## The request
Write out the opening lines of the data word for word, up to and including the line with "300, 350, 400];", and leave every picture and every later line out.

## Information provided
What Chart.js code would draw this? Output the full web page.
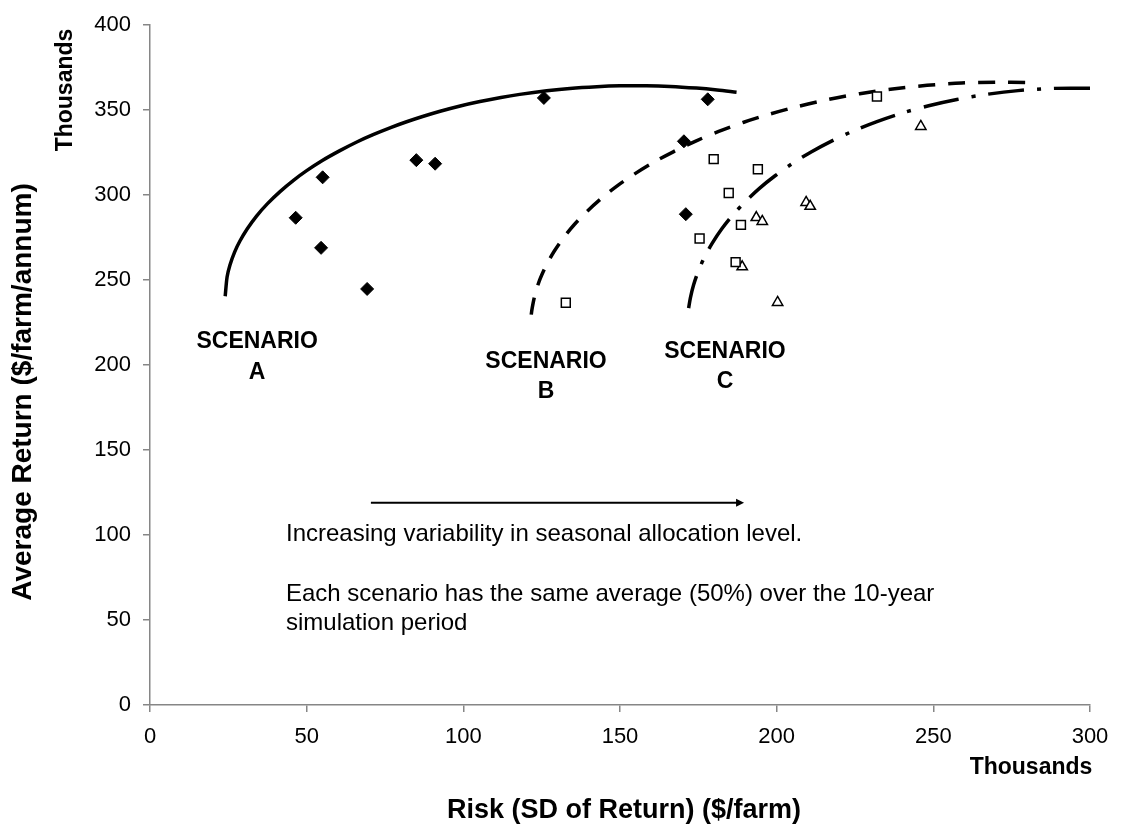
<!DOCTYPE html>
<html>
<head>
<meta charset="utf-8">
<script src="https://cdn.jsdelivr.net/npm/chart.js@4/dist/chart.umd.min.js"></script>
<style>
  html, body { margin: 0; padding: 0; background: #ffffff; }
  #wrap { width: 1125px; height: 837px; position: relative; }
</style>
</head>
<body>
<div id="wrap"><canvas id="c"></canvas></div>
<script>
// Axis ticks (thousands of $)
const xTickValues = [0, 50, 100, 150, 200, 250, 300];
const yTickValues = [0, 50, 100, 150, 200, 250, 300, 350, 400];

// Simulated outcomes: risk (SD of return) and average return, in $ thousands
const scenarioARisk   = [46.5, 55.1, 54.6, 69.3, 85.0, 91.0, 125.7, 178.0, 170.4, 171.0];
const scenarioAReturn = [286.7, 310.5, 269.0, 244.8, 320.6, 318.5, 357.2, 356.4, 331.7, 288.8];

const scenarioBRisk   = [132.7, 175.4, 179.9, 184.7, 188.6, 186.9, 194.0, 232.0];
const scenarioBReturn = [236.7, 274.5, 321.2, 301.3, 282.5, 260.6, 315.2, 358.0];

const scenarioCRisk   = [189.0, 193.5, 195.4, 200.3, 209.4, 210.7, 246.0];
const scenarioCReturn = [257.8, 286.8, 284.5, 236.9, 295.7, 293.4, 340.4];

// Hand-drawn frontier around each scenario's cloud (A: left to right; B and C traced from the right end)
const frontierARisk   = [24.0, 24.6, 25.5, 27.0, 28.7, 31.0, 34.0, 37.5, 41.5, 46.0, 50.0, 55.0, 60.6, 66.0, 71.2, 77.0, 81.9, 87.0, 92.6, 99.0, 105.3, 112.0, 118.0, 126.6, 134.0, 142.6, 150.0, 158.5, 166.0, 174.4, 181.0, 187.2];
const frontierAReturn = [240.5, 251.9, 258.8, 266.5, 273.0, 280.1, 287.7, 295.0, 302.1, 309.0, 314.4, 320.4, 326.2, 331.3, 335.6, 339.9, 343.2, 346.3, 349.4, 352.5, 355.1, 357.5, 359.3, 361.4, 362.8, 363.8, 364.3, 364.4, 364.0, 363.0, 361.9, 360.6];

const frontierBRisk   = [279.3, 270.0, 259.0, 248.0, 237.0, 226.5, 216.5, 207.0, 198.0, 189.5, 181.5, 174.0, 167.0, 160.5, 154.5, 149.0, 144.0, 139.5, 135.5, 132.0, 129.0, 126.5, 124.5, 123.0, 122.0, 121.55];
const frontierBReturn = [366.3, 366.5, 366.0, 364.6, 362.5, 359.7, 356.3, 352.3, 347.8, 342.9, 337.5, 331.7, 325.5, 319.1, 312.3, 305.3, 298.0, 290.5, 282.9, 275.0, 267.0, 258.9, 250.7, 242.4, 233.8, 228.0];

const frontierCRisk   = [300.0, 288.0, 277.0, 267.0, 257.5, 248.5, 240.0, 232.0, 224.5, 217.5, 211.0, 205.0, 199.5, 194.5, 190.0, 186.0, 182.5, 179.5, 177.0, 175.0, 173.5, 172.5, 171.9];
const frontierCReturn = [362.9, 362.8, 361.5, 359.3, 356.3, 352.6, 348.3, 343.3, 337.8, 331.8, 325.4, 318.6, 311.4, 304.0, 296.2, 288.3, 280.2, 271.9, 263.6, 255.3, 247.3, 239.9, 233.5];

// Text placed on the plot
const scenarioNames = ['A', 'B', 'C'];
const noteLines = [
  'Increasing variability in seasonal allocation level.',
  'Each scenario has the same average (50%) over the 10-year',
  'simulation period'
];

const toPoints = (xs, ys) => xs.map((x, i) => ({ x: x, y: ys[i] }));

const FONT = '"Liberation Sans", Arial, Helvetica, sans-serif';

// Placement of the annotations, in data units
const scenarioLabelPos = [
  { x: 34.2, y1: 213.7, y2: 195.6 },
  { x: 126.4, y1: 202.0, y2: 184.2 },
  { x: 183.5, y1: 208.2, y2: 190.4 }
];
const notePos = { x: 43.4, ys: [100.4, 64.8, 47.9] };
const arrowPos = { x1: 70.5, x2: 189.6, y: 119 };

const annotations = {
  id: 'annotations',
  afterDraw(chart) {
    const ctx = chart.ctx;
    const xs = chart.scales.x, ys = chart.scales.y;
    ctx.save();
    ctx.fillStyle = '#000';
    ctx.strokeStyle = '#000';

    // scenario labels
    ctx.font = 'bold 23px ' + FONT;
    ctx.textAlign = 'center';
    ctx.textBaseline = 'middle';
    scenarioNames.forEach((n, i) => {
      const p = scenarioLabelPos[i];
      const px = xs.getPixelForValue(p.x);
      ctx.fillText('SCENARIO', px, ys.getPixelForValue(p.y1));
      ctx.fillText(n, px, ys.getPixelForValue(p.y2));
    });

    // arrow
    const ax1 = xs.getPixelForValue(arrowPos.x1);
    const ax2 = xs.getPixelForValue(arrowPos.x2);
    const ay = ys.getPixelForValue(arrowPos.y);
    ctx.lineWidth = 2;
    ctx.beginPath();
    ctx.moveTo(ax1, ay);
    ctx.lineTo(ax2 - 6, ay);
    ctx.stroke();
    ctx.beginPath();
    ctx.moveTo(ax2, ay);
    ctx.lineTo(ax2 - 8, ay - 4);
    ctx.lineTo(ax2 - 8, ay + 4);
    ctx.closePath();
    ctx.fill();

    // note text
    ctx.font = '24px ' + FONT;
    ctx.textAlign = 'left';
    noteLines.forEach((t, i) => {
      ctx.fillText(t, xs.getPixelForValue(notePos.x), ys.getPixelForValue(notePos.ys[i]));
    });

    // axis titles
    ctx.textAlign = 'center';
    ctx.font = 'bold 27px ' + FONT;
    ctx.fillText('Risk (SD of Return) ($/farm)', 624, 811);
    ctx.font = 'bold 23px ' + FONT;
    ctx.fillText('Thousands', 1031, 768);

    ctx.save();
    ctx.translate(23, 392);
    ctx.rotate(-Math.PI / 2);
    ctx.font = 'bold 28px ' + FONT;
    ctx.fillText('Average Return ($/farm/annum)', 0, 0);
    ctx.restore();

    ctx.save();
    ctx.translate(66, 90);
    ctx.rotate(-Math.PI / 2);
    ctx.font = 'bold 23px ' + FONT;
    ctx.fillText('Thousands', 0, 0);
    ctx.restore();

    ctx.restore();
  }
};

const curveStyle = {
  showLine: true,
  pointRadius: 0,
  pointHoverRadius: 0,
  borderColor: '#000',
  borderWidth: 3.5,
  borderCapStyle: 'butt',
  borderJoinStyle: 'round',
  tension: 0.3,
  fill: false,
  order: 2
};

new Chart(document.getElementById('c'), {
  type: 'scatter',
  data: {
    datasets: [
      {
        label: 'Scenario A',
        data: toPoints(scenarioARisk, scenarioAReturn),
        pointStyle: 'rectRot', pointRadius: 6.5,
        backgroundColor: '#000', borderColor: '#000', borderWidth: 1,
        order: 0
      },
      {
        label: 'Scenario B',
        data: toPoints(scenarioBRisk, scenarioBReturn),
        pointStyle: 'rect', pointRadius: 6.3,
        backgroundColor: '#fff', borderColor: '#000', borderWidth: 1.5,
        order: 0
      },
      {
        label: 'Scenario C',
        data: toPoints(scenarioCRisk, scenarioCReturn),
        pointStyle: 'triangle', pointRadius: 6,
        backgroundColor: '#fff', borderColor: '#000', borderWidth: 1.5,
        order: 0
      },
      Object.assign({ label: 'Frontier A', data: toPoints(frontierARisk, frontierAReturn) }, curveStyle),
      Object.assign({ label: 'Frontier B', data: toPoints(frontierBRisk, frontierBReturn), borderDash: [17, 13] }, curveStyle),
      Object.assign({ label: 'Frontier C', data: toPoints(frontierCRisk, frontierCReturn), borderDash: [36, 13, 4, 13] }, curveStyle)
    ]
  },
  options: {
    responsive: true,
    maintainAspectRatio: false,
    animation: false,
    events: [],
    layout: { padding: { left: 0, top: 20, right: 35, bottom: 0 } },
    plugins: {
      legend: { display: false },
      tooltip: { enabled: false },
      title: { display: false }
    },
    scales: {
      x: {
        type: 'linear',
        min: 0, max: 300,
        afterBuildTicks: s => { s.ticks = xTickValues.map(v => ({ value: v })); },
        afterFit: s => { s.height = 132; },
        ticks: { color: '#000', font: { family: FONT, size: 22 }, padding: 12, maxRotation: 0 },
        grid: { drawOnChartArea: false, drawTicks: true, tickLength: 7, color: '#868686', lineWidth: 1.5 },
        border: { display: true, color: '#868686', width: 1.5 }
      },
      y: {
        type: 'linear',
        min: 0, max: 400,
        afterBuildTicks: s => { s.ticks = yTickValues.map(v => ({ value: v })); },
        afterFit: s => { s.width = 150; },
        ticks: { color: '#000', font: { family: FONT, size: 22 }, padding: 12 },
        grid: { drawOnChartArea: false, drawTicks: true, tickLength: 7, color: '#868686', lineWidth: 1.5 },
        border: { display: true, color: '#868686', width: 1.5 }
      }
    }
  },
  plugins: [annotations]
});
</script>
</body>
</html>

## Complete response
What Chart.js code would draw this? Output the full web page.
<!DOCTYPE html>
<html>
<head>
<meta charset="utf-8">
<script src="https://cdn.jsdelivr.net/npm/chart.js@4/dist/chart.umd.min.js"></script>
<style>
  html, body { margin: 0; padding: 0; background: #ffffff; }
  #wrap { width: 1125px; height: 837px; position: relative; }
</style>
</head>
<body>
<div id="wrap"><canvas id="c"></canvas></div>
<script>
// Axis ticks (thousands of $)
const xTickValues = [0, 50, 100, 150, 200, 250, 300];
const yTickValues = [0, 50, 100, 150, 200, 250, 300, 350, 400];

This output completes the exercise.